■ PROBLEM TO SOLVE
Below are records; please write out exactly the lines from the first line through the line containing "DARK = '#394A63'", with no pictures.

■ RECORDS SUPPLIED
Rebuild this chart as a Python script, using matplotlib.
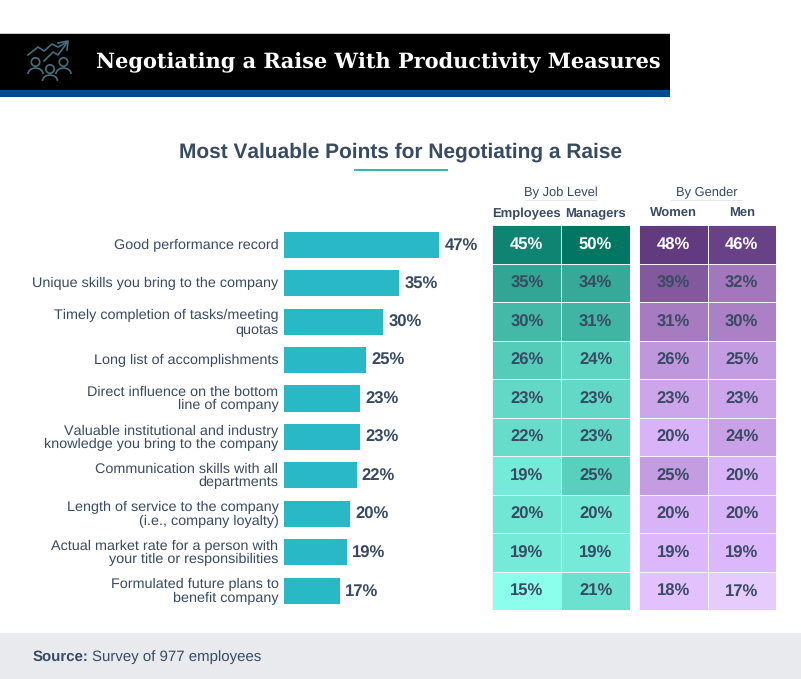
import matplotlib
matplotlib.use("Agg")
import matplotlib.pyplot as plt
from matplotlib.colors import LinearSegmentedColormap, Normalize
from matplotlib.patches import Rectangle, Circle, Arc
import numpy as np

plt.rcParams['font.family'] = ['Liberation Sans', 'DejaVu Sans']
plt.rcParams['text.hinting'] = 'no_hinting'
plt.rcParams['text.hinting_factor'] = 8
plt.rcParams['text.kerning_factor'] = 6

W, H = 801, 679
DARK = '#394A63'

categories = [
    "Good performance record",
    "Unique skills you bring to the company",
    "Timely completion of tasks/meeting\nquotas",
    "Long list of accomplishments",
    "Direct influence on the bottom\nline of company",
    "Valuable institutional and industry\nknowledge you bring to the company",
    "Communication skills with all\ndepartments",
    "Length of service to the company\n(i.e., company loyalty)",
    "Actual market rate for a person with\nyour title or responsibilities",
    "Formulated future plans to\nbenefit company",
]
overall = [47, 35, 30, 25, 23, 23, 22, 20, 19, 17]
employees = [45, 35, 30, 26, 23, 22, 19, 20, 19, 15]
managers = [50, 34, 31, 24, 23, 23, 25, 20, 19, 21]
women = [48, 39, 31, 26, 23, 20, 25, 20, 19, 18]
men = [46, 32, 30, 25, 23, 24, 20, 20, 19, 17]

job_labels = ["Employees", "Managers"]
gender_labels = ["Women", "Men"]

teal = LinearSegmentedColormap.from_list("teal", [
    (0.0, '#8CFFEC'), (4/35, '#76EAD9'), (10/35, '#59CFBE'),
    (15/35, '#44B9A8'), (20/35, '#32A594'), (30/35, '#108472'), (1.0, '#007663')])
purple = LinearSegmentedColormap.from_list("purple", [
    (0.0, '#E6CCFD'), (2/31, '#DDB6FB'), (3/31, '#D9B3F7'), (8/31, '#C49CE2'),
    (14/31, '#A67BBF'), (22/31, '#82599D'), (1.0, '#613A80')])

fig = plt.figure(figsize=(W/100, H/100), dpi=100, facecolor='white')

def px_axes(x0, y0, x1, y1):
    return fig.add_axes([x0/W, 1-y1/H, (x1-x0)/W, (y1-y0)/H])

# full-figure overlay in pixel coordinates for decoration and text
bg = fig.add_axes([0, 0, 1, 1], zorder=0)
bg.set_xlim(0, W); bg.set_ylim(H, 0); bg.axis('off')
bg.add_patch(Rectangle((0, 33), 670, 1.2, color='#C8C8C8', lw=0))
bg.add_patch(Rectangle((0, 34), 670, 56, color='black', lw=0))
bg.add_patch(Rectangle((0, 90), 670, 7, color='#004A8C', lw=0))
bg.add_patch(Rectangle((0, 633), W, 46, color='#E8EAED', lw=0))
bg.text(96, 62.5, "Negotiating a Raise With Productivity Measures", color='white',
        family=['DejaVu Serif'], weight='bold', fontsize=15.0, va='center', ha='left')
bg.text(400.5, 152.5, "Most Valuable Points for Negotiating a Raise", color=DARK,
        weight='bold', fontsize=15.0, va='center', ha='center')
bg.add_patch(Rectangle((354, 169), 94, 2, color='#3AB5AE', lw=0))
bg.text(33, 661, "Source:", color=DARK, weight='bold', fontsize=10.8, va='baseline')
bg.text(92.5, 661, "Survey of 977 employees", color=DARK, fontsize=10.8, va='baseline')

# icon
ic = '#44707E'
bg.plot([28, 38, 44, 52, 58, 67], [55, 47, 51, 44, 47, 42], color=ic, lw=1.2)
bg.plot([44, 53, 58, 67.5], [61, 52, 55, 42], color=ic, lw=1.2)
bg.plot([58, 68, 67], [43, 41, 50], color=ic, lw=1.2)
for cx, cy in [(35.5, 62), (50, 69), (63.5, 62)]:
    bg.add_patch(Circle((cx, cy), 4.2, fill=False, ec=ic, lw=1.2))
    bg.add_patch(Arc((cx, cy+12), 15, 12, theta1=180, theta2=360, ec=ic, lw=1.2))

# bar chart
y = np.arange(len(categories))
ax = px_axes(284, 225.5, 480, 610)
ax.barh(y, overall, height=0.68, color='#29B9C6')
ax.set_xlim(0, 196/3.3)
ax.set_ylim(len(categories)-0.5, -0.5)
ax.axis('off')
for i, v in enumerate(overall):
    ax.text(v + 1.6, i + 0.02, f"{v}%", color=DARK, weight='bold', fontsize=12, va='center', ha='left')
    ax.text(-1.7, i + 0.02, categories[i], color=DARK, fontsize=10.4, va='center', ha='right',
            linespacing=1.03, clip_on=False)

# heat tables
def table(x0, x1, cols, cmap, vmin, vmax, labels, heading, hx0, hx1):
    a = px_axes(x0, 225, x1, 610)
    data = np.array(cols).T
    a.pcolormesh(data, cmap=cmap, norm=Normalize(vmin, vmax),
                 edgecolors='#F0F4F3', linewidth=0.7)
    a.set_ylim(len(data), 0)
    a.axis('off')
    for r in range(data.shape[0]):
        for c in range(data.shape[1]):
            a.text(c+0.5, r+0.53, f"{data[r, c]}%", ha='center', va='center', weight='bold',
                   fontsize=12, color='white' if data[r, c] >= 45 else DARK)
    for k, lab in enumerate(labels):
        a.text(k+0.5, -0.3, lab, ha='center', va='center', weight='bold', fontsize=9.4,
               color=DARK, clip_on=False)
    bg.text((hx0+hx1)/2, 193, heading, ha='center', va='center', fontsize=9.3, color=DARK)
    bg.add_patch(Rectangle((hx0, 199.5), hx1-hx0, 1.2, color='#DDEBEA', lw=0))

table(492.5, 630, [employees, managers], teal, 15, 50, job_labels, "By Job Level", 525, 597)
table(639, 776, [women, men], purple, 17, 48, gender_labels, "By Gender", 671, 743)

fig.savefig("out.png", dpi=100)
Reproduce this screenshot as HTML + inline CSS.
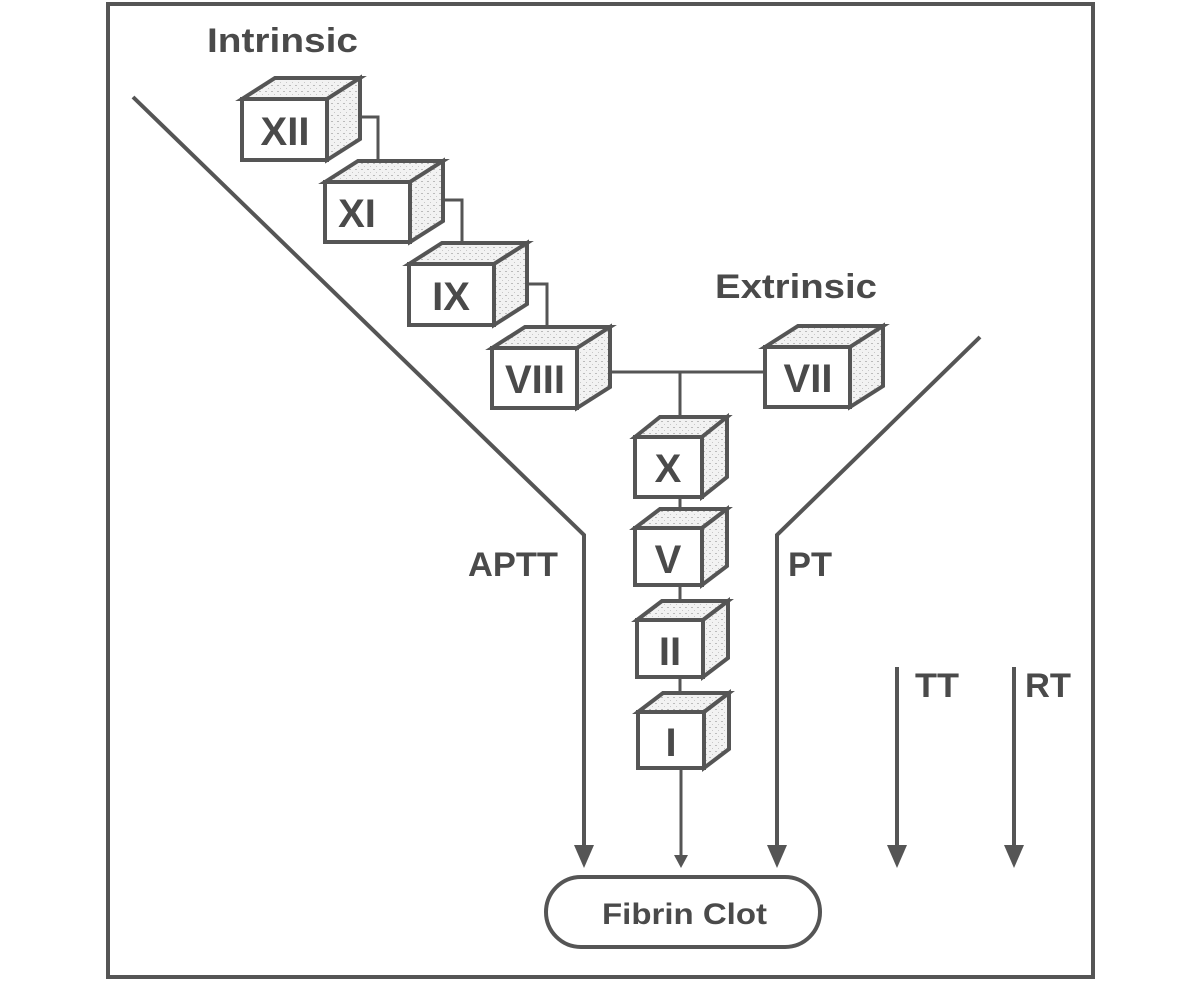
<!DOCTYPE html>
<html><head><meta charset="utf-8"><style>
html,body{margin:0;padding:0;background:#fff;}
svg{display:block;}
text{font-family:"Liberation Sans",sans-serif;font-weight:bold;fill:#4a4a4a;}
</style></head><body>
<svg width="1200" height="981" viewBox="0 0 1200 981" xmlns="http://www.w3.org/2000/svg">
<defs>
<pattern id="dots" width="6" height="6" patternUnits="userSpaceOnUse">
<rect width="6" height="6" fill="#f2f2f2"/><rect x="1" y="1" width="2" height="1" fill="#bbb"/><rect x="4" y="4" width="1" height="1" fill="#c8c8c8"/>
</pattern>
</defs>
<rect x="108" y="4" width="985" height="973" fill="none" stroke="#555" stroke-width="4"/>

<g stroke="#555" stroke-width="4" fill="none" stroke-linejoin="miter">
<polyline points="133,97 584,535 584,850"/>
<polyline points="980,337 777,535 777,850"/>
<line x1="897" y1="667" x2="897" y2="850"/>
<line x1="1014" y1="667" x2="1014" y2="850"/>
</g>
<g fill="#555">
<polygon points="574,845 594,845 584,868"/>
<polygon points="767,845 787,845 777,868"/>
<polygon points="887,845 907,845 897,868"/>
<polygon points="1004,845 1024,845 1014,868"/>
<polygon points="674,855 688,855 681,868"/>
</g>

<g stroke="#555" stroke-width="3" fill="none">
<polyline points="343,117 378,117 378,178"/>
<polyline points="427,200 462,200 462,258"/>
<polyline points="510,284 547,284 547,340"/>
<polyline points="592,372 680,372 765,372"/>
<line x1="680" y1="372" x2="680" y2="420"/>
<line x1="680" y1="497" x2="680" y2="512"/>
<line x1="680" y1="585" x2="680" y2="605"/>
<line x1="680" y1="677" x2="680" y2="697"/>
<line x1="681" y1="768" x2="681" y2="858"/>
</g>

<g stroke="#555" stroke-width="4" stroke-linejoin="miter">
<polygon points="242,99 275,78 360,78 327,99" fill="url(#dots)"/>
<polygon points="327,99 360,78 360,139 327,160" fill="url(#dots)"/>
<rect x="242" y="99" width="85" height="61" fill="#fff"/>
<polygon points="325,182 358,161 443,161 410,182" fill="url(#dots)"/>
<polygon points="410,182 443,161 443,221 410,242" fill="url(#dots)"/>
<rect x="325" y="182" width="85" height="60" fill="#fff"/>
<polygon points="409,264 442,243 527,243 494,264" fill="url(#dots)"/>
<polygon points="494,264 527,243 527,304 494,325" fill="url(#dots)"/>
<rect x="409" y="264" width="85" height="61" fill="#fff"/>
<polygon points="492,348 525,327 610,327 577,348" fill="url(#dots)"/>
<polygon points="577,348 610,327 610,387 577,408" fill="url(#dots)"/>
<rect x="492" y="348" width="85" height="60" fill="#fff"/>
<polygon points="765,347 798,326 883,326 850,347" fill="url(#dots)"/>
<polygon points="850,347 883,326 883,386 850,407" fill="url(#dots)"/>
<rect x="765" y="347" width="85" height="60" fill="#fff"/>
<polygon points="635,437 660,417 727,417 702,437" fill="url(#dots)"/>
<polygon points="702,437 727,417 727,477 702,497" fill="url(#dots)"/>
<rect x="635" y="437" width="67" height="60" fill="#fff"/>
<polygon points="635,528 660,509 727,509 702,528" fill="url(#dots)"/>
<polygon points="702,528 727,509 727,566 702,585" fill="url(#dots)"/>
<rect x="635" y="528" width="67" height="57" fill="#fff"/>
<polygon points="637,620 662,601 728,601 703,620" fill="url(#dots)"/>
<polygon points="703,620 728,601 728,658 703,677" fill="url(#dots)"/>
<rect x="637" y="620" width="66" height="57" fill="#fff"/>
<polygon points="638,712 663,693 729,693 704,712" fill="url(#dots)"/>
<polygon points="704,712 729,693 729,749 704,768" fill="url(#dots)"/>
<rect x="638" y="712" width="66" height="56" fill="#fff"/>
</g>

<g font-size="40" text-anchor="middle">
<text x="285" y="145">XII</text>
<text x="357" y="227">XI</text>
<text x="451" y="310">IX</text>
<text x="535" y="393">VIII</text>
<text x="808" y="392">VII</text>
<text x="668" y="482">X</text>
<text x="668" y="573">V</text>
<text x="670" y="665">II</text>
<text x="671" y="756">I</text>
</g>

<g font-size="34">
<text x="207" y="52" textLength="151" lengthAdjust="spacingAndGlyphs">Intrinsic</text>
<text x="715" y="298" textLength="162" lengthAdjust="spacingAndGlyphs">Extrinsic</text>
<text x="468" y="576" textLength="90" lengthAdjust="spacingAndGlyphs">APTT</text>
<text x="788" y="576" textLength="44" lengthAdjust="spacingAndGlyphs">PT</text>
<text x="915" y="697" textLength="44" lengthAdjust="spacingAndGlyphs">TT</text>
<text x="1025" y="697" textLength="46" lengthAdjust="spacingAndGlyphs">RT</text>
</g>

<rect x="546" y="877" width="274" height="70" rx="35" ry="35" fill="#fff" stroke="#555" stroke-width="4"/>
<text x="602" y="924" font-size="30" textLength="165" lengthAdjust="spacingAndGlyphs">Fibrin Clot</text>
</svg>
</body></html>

■ WRITTEN SOLUTION
Rebuild this chart as a Python script, using matplotlib.
import matplotlib
matplotlib.use("Agg")
import matplotlib.pyplot as plt
from matplotlib.colors import LinearSegmentedColormap, Normalize
from matplotlib.patches import Rectangle, Circle, Arc
import numpy as np

plt.rcParams['font.family'] = ['Liberation Sans', 'DejaVu Sans']
plt.rcParams['text.hinting'] = 'no_hinting'
plt.rcParams['text.hinting_factor'] = 8
plt.rcParams['text.kerning_factor'] = 6

W, H = 801, 679
DARK = '#394A63'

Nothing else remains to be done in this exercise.